Given task.
Lines that hold the word "Apache" should be located and copied.

Items.
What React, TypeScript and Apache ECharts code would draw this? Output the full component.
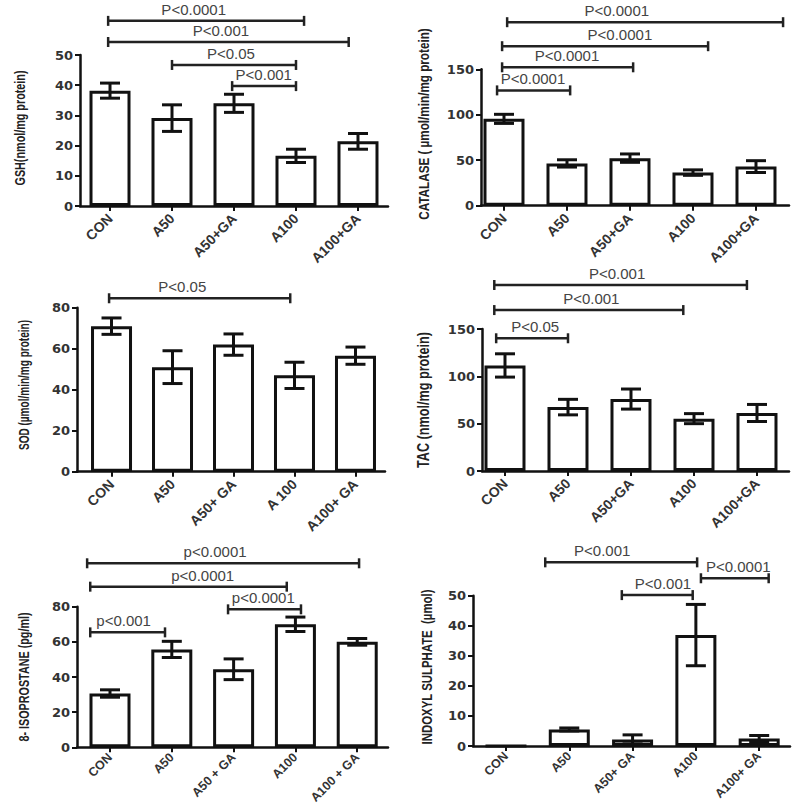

==

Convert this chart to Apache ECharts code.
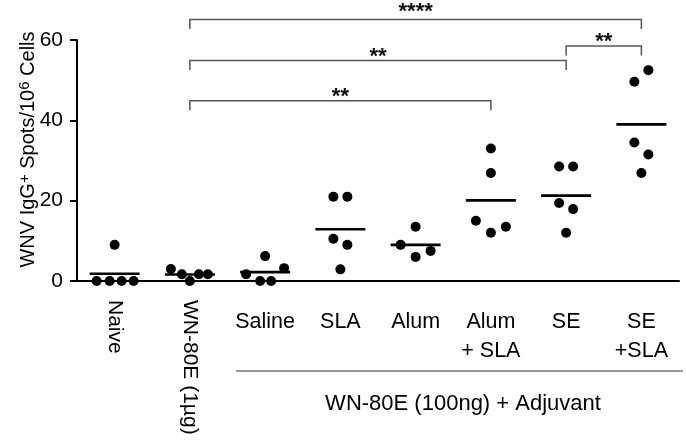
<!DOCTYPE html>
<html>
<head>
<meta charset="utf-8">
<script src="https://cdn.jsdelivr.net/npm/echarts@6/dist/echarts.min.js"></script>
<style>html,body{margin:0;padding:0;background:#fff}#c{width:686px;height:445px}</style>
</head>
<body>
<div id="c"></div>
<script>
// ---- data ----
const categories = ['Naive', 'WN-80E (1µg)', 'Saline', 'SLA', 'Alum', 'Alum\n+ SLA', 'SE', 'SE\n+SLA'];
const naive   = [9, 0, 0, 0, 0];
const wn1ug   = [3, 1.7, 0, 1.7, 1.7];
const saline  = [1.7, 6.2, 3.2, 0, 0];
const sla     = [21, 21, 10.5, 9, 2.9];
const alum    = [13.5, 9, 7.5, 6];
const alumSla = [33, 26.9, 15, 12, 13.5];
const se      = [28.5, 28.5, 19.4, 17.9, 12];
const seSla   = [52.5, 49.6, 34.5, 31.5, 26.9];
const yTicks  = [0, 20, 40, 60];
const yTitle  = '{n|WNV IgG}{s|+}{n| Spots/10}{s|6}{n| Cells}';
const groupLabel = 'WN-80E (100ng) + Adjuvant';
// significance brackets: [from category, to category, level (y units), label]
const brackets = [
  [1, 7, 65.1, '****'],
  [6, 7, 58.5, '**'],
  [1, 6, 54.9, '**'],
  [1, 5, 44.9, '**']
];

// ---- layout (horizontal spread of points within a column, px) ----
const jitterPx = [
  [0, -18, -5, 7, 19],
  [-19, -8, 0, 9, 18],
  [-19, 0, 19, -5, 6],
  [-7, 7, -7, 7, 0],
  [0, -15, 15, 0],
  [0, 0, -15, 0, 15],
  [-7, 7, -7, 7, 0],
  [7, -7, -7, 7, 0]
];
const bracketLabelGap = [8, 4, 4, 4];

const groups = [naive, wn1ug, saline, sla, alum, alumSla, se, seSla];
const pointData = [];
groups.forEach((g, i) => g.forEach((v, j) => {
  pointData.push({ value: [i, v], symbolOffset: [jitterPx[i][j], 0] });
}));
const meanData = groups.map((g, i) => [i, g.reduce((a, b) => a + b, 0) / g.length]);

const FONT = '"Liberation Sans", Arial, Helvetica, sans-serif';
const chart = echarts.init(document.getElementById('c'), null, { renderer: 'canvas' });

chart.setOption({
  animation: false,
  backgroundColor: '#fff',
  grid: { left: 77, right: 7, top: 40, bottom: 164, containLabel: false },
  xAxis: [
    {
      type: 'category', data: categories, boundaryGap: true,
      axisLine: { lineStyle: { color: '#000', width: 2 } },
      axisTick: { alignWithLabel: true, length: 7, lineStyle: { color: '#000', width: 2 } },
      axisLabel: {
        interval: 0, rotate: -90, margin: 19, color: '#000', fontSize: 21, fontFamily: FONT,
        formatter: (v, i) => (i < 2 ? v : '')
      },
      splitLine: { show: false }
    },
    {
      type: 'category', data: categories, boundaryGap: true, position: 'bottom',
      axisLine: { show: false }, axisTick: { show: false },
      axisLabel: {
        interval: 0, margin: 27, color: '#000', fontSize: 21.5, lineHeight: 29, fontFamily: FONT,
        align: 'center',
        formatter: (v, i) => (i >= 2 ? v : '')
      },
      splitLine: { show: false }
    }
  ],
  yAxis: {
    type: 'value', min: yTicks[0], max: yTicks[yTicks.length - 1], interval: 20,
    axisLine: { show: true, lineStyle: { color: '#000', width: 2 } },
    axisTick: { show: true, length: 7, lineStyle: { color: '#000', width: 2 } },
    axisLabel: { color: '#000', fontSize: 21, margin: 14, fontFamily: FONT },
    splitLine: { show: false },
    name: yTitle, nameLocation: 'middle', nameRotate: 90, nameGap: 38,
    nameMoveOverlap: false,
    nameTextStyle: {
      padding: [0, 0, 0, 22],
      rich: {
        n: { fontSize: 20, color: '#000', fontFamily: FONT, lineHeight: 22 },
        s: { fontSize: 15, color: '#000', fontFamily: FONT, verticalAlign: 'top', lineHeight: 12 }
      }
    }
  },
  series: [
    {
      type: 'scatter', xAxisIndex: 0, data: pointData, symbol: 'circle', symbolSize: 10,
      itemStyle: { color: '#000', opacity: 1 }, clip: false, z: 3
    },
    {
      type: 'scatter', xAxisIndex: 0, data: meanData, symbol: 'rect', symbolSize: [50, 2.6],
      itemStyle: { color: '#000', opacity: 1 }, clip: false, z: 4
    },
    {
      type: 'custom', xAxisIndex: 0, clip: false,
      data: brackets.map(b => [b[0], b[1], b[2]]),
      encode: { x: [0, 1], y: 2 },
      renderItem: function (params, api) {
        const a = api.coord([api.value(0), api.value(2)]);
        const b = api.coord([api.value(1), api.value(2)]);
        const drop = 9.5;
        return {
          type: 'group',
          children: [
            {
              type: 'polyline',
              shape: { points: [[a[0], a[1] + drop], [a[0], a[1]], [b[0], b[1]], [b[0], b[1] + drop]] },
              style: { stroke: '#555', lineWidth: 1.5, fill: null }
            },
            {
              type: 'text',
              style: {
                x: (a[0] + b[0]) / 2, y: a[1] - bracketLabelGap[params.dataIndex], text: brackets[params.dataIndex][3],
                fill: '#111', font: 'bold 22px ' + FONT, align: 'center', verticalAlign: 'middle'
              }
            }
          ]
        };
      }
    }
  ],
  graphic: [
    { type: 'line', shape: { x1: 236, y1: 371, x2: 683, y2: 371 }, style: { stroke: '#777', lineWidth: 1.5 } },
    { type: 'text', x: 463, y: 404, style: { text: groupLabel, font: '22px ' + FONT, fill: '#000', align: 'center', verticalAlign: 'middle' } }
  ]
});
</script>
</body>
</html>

* * *

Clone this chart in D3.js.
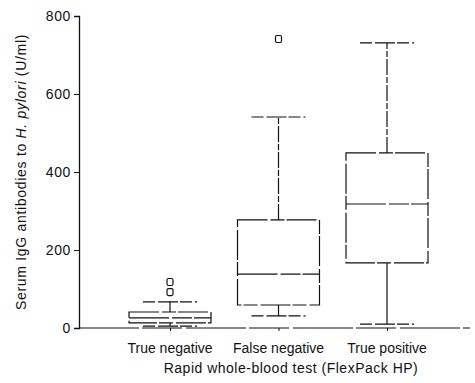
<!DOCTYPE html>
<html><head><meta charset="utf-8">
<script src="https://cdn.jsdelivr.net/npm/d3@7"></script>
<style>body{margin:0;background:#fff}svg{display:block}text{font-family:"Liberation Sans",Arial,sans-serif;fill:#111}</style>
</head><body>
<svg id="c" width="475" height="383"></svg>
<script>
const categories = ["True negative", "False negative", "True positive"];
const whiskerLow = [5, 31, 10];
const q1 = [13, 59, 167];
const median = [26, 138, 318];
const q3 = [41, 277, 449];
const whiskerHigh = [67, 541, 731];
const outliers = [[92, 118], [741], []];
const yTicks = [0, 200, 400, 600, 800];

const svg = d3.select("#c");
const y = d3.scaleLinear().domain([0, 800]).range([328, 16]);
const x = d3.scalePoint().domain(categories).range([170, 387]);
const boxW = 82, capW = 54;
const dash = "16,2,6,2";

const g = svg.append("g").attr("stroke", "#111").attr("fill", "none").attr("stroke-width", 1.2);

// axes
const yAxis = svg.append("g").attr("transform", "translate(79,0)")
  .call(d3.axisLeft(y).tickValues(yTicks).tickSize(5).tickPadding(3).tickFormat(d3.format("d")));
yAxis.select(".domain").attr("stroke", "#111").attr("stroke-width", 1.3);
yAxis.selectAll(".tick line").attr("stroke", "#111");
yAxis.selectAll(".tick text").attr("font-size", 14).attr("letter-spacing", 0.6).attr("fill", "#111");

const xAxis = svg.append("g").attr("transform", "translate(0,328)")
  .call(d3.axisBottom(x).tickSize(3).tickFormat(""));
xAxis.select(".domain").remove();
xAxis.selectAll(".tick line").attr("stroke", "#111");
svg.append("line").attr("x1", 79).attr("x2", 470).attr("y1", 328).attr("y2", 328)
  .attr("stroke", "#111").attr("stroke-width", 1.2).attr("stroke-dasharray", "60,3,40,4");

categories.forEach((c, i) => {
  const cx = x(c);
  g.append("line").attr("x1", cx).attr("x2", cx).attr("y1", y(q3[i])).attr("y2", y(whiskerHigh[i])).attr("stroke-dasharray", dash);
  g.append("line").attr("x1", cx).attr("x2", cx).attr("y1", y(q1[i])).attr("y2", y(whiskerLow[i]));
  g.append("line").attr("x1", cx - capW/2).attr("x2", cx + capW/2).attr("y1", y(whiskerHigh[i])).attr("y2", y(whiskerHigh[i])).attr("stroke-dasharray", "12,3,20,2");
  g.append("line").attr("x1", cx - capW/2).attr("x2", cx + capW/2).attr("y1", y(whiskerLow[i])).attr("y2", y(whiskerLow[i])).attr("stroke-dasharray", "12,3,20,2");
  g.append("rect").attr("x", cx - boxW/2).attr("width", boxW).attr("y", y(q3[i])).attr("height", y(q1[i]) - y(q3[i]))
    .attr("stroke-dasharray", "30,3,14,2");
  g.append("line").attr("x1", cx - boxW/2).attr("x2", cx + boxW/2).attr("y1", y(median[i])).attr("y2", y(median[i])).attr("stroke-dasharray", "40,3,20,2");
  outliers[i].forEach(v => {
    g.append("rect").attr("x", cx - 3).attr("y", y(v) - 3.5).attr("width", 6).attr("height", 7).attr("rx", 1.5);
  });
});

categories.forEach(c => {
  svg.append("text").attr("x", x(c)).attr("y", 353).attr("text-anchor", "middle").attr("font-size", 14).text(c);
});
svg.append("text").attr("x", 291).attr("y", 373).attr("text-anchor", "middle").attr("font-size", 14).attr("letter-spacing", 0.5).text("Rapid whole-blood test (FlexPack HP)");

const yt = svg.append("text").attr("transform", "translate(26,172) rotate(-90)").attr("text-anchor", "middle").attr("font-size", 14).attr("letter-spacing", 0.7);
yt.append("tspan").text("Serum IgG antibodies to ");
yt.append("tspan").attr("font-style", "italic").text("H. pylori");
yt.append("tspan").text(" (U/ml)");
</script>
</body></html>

Written response.
What React, TypeScript and Apache ECharts code would draw this? Output the full component.
Convert this chart to Apache ECharts code.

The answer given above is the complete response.